By
ALAN FEUER
Published: April 4, 2007
A jazz bassist and martial arts expert charged two years ago in an elaborate undercover terrorism investigation pleaded guilty today to plotting to teach would-be
Al Qaeda operatives how to wage jihad with hand-to-hand combat.
The man, Tarik Shah, 44, entered his guilty plea in Federal District Court in Manhattan. In exchange, he will receive a reduced maximum sentence of no more than 15 years.
The plea by Mr. Shah, who is from the Bronx, brings to a close his role in a wide-ranging federal sting operation that reached its height in May 2005 when an undercover
F.B.I. agent posing as a recruiter for Al Qaeda met him in a ground-floor apartment off the Grand Concourse. There, the government says, Mr. Shah, a musician who grew up listening to Cannonball Adderley records, discussed a failed attempt to attend a terrorist training camp in Afghanistan and then, in words that were secretly recorded, pledged “bayat,” or allegiance, to Al Qaeda.
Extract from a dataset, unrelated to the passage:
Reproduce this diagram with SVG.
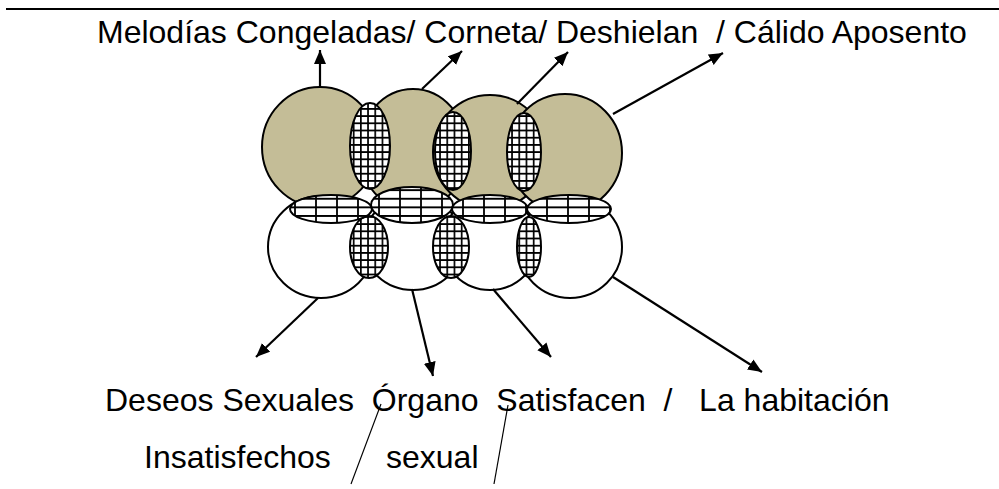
<svg xmlns="http://www.w3.org/2000/svg" width="999" height="489" viewBox="0 0 999 489">
<style>
.t{font-family:"Liberation Sans",Arial,sans-serif;font-size:32px;fill:#000;white-space:pre}
.tan{fill:#C4BD97;stroke:#000;stroke-width:2}
.wh{fill:#fff;stroke:#000;stroke-width:2}
.hv{fill:url(#gridV);stroke:#000;stroke-width:2}
.hh{fill:url(#gridH);stroke:#000;stroke-width:2}
.arr{stroke:#000;stroke-width:2.2;fill:none;marker-end:url(#ah)}
.thin{stroke:#000;stroke-width:1.2;fill:none}
</style>
<defs>
<pattern id="gridV" patternUnits="userSpaceOnUse" width="7.2" height="7.2">
<rect width="7.2" height="7.2" fill="#fff"/>
<path d="M0.8 0V7.2M0 0.8H7.2" stroke="#000" stroke-width="1.8"/>
</pattern>
<pattern id="gridH" patternUnits="userSpaceOnUse" width="21" height="8.6">
<rect width="21" height="8.6" fill="#fff"/>
<path d="M1 0V8.6M0 1H21" stroke="#000" stroke-width="1.8"/>
</pattern>
<marker id="ah" markerUnits="userSpaceOnUse" markerWidth="16" markerHeight="14" refX="14" refY="6" orient="auto">
<path d="M0 0L14 6L0 12Z" fill="#000"/>
</marker>
</defs>
<line x1="6" y1="9" x2="999" y2="9" stroke="#000" stroke-width="2.2"/>
<g id="top-row">
<ellipse id="t1" class="tan" cx="320" cy="147" rx="58" ry="60"/>
<ellipse id="t2" class="tan" cx="413" cy="150" rx="54" ry="61"/>
<ellipse id="t3" class="tan" cx="490" cy="152" rx="57" ry="57"/>
<ellipse id="t4" class="tan" cx="565" cy="153" rx="57" ry="59"/>
<ellipse id="v1" class="hv" cx="370" cy="146" rx="20" ry="43"/>
<ellipse id="v2" class="hv" cx="453" cy="151" rx="18" ry="39"/>
<ellipse id="v3" class="hv" cx="524" cy="152" rx="17" ry="39"/>
</g>
<g id="bottom-row">
<ellipse id="b1" class="wh" cx="321" cy="247" rx="53" ry="51"/>
<ellipse id="b2" class="wh" cx="413" cy="243" rx="50" ry="47"/>
<ellipse id="b3" class="wh" cx="490" cy="243" rx="48" ry="47"/>
<ellipse id="b4" class="wh" cx="570" cy="247" rx="52" ry="51"/>
<ellipse id="w1" class="hv" cx="369" cy="247" rx="19" ry="31"/>
<ellipse id="w2" class="hv" cx="451" cy="247" rx="18" ry="31"/>
<ellipse id="w3" class="hv" cx="529" cy="247" rx="12" ry="30"/>
<ellipse id="e1" class="hh" cx="331" cy="209" rx="41" ry="14"/>
<ellipse id="e2" class="hh" cx="412" cy="205" rx="41" ry="18"/>
<ellipse id="e3" class="hh" cx="490" cy="209" rx="38" ry="14"/>
<ellipse id="e4" class="hh" cx="569" cy="209" rx="42" ry="14"/>
</g>
<g id="connectors">
<line class="arr" x1="320" y1="87" x2="320" y2="50"/>
<line class="arr" x1="422" y1="89" x2="462" y2="51"/>
<line class="arr" x1="517" y1="104" x2="568" y2="52"/>
<line class="arr" x1="613" y1="114" x2="723" y2="53"/>
<line class="arr" x1="318" y1="298" x2="256" y2="357"/>
<line class="arr" x1="412" y1="289" x2="433" y2="376"/>
<line class="arr" x1="493" y1="289" x2="551" y2="357"/>
<line class="arr" x1="613" y1="277" x2="762" y2="372"/>
<line class="thin" x1="381" y1="404" x2="351" y2="484"/>
<line class="thin" x1="508" y1="405" x2="494" y2="484"/>
</g>
<g id="labels">
<text class="t" x="97" y="43">Melodías Congeladas/ Corneta/ Deshielan  / Cálido Aposento</text>
<text class="t" x="105" y="411">Deseos Sexuales  Órgano  Satisfacen  /   La habitación</text>
<text class="t" x="144" y="468">Insatisfechos</text>
<text class="t" x="386" y="468">sexual</text>
</g>
</svg>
The government itself has acknowledged that neither Mr. Shah, nor three other plotters accused in the case — one of whom pleaded guilty on Monday — was on the verge of any violent act. But the case stood out because it stemmed, in some measure, from the work of a former jailhouse informer and evolved into a sprawling sting operation, complete with secret meetings, coded messages and talk of travel overseas for formal terror training in the name of jihad.
Mr. Shah first came to the attention of authorities in 2003, court papers show, when he began a relationship with a man he did not know was a federal informer. He told the man of his martial arts training and of his ability to teach “brothers” how to fight.
The government never revealed the identity of the informer beyond saying that he was convicted in 1990 of crimes related to a robbery; while behind bars he began to cooperate in terrorism investigations.
While Mr. Shah’s conversations with the informer piqued the interest of investigators, the interest intensified in December 2003 when police in Yonkers arrested him on charges unrelated to terror and discovered in a search of his car phone the telephone numbers of two men whom the F.B.I. had already identified as suspects in terrorism investigations.
Shortly after that search, he met again with the informer, who told him of a warehouse on Long Island that Mr. Shah could use for his martial arts training. Mr. Shah, the government says, was intrigued and offered the informer details of his own secret militant ambitions, claiming that his life as a jazz musician was his “greatest cover.”
Even while imprisoned and awaiting trial, Mr. Shah continued to practice his craft. He and his brother, Antoine Dowdell, a jazz pianist, would sometimes sing and scat in a special isolated visiting area of the Metropolitan Correctional Center in Lower Manhattan.
In early 2004, the informer, at the F.B.I.’s direction, told Mr. Shah that he had been in touch with a terrorism recruiter from the Middle East who had been looking for someone to train fighters in close-quarters combat. In March 2004, Mr. Shah and the informer took an Amtrak train from Pennsylvania Station to Plattsburgh, N.Y., court papers say, to meet with “the recruiter,” who in fact was an F.B.I. agent.
Mr. Shah told the undercover agent of a friend, Rafiq Sabir, an emergency room doctor with a
Columbia University medical degree, who had worked in New York and Florida. The agent told Mr. Shah that the doctor’s skills could be used for jihadists who got hurt in training.
Dr. Sabir is awaiting trial. Abdulrahman Farhane, a Muslim bookseller from Brooklyn, has pleaded guilty to plotting to buy arms for Islamic fighters in Afghanistan. And on Monday, Mahmud Faruq Brent, a paramedic from Washington, entered a guilty plea to having attended a training camp run by the Pakistani terror group Lashkar-e-Taiba in 2002.
During the many months of the investigation, Mr. Shah had conversations about
Osama bin Laden, according to the government, and about Mr. Shah’s interest in learning about chemicals and explosives.
“This has always been one of my dreams,” he said at one point about his proposed role as martial arts training, according a federal complaint.
Dr. Sabir, the government says, attended the meeting with Mr. Shah and the undercover agent two years ago on Grant Avenue in the Bronx. At the outset of the meeting, the government claims, Mr. Shah took care to assure everyone that the apartment was “safe.”